There’s a house I walk past sometimes where they have built a small place in the garden, tucked in beside the main house, the wood cladding softened and silvered with age. It feels calm and self-contained, and I find myself returning to it in my mind more often than I should. Sometimes I see the owner in her sun hat, gardening, her cat quietly circling her feet and weaving in and out of the plants as she works. She has a white electric car, and I remember once having to stop to let her pull out onto the road, which somehow fixed the whole scene firmly in my mind. I think it’s the simplicity of it that appeals. I imagine what it would be like to live somewhere like that, to have a small space that’s entirely my own. Sometimes I take that thought a step further and wonder about buying a piece of land and building something from the ground up. It feels far away when I think about the numbers, but not impossible, and there is something steadying in that.

And yet, when I follow the thought through properly, it feels impossible. A life with you, even in its most modest form, does not belong to the world I actually inhabit. I see that clearly. And then the questions shift. Would I really be happy in a wooden house at the back of someone’s garden. Could I take care of a cat, keep things going, manage the quiet without turning it into something else in my mind. I don’t know. I build these scenes until they feel almost real, and then I have to step back out of them, deliberately, and return to what is in front of me. The interview. The savings. The life.
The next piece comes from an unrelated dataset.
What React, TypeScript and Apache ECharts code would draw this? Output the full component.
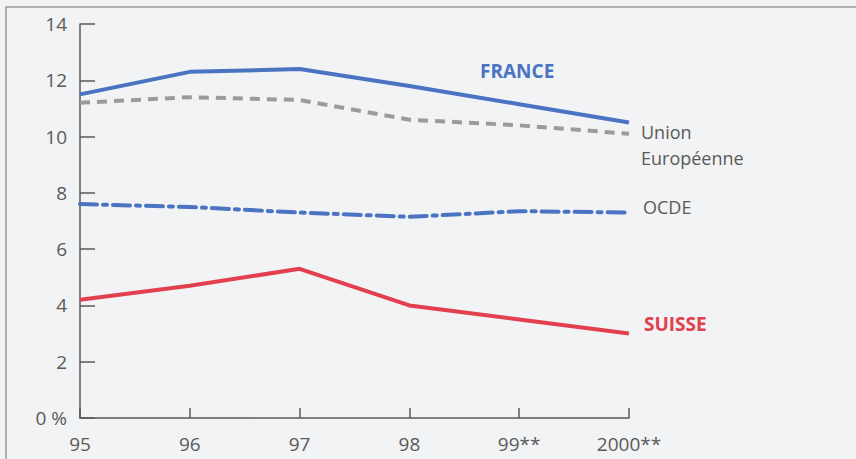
import React, { useEffect, useRef } from "react";
import * as echarts from "echarts";

const years = ["95", "96", "97", "98", "99**", "2000**"];
const france = [11.5, 12.3, 12.4, 11.8, 11.15, 10.5];
const unionEuropeenne = [11.2, 11.4, 11.3, 10.6, 10.4, 10.1];
const ocde = [7.6, 7.5, 7.3, 7.15, 7.35, 7.3];
const suisse = [4.2, 4.7, 5.3, 4.0, 3.5, 3.0];
const yTicks = [0, 2, 4, 6, 8, 10, 12, 14];

const BLUE = "#4a73c2";
const GRAY = "#9b9b9b";
const RED = "#e2404f";
const TEXT = "#5a5a5a";
const FONT = "'Open Sans', 'Noto Sans', sans-serif";

export default function App() {
  const ref = useRef<HTMLDivElement>(null);
  useEffect(() => {
    if (!ref.current) return;
    const chart = echarts.init(ref.current, null, { renderer: "svg" });
    chart.setOption({
      animation: false,
      backgroundColor: "#f1f3f4",
      grid: { left: 80, right: 227, top: 24, bottom: 41, containLabel: false },
      xAxis: {
        type: "category",
        data: years,
        boundaryGap: false,
        axisLine: { show: true, lineStyle: { color: TEXT, width: 1.5 } },
        axisTick: { show: true, inside: true, length: 10, lineStyle: { color: TEXT, width: 1.5 } },
        axisLabel: { color: TEXT, fontSize: 19, fontFamily: FONT, margin: 16, showMaxLabel: true, showMinLabel: true },
        splitLine: { show: false },
      },
      yAxis: {
        type: "value",
        min: yTicks[0],
        max: yTicks[yTicks.length - 1],
        interval: 2,
        axisLine: { show: true, lineStyle: { color: TEXT, width: 1.5 } },
        axisTick: { show: true, inside: true, length: 15, lineStyle: { color: TEXT, width: 1.5 } },
        axisLabel: {
          color: TEXT,
          fontSize: 19,
          fontFamily: FONT,
          margin: 13,
          formatter: (v: number) => (v === 0 ? "0 %" : String(v)),
        },
        splitLine: { show: false },
      },
      series: [
        {
          name: "Union Européenne",
          type: "line",
          data: unionEuropeenne,
          symbol: "none",
          lineStyle: { color: GRAY, width: 4, type: [10, 7] },
          z: 2,
        },
        {
          name: "OCDE",
          type: "line",
          data: ocde,
          symbol: "none",
          lineStyle: { color: BLUE, width: 4, type: [17, 6, 4, 6], cap: "round" },
          z: 2,
        },
        {
          name: "FRANCE",
          type: "line",
          data: france,
          symbol: "none",
          lineStyle: { color: BLUE, width: 4 },
          z: 3,
        },
        {
          name: "SUISSE",
          type: "line",
          data: suisse,
          symbol: "none",
          lineStyle: { color: RED, width: 4 },
          z: 3,
        },
      ],
      graphic: [
        {
          type: "rect",
          shape: { x: 6, y: 7, width: 900, height: 500 },
          style: { fill: "none", stroke: "#9a9a9a", lineWidth: 1.5 },
          silent: true,
          z: -1,
        },
        {
          type: "text",
          left: 480,
          top: 61,
          style: { text: "FRANCE", fill: BLUE, fontSize: 19, fontWeight: "bold", fontFamily: FONT },
        },
        {
          type: "text",
          left: 641,
          top: 119,
          style: { text: "Union\nEuropéenne", fill: TEXT, fontSize: 18, lineHeight: 26, fontFamily: FONT },
        },
        {
          type: "text",
          left: 643,
          top: 198,
          style: { text: "OCDE", fill: TEXT, fontSize: 18, fontFamily: FONT },
        },
        {
          type: "text",
          left: 644,
          top: 314,
          style: { text: "SUISSE", fill: RED, fontSize: 19, fontWeight: "bold", fontFamily: FONT },
        },
      ],
    });
    return () => chart.dispose();
  }, []);
  return <div ref={ref} style={{ width: 856, height: 459, position: "absolute", left: 0, top: 0 }} />;
}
My thoughts keep returning to the job, because it is the one thing here that’s immediate. It is an administrative role, and what I feel is a kind of anticipation (edged with uncertainty). I am aware of how easily a role like this could narrow if I let it, how routine can take hold and begin to shape the days without much resistance. What unsettles me is the idea of slipping into repetition unnoticed, of time passing without any real sense of autonomy. And yet, I can see that the life I am working towards depends on its own forms of routine. Saving, building, tending a space, all of that asks for repeated effort. Perhaps the difference is whether it feels chosen. Is that what I need to hold onto? Not to resist the structure of the job, but to move through it deliberately, so that whatever I build, however slowly, feels like something I have made.

A, I am not even sure if you are still here, or if you will ever read this. It may be enough to write, knowing there is a chance you might come across these words. And if you do, perhaps something might rest differently between us.